Providence pedigree noted, Black Dice slash more than they groove (outside Providence soundalikes: early Melt Banana and, tee hee, Harry Pussy). Though two of the four tracks on Cold Hands don't do much at all. The title cut could be a music box being wound in slo-mo or somebody picking guitar strings above the fretboard, where they don't ring. It sounds like a deserted shipyard must to a stowaway. Scary!

But another quotidian authority—my mom—tells me that "cold hands mean a warm heart" (I have bad circulation). It's hard not to fall into ambient-swirl-background-beauty understatement here, so let's just say Black Dice have feeling. Take "Birthstone": It's a sheet of feedback that eventually frays, cymbals marching in, guitar threads diverging, bass throbbing. It breaks down as it grows. Just like people. Sad!

The louder tracks are more concerned with communication breakdown. "Smile Friends" seems sarcastic: Whatever Bjorn Copeland is gurgling and shrieking, it's probably not words. But he sounds about as pissed-off as insert-OG-HC-boy-here. Hisham Bharoocha drums spaced-apart speed bumps at first, over which the guitar and bass trip, spilling piercing and droning tones. Then, shockingly: an off-kilter beat and kicking, skittering, screaming everything else.

Strangers Die Everyday, the Red Scare album, is more orderly, albeit punctuated with comet-tail guitar debris. There's no illusion of security—somebody, after all, is always kicking the bucket. The Red Scare remind me of Red Dawn, the '84 film wherein a strapping Patrick Swayze fends off pinkos that parachute into his Small Town. Which reminds me of "Powderfinger," the '79 Neil Young song wherein a hick who "just turned 22" wonders what to do about an ominous boat comin' up the river. Pa's radar love sends a voice to the back of his brain: "Red means run, son/Numbers add up to nothing." Then the godless commies blast him.

Paranoia doesn't strike deep; it comes from inside. "Does it hurt? Isn't that what you wanted?" Uhlhorn cries on "Kodaliths," so you can just make it out. Matt Hall keeps lurching, time driven by the kick-drum; choppy "Venus in Furs" guitars run run run. On the far side of "Iron Curtain" we're sentenced to "Five Months in Poland": the slow, voiceless build of frowning notes, broken-back beating, and finally an unraveled coda. Workers of the world unite but still are not safe. Then the wall falls; we are delivered from hardcore.
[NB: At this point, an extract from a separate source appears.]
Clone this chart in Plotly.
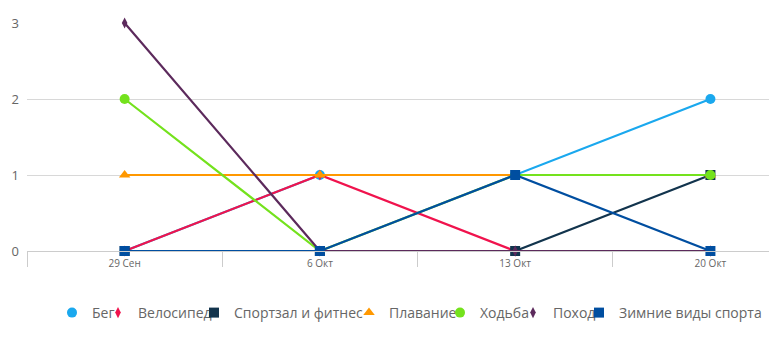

If only someone would deliver us from late capitalism. Not surprisingly, stripmall developers are looking to evict Fort Thunder. Their wrecking balls remain blue, but don't count on Providence's mayor—just indicted for running a criminal enterprise, i.e., the city—to step in. Meanwhile, imagine what it must be like to dedicate your time to a band while paying to live in NYC. What's news to you is just noise to somebody else, so appreciate art while it lasts. Hello 21st century, where evol comes in spurts.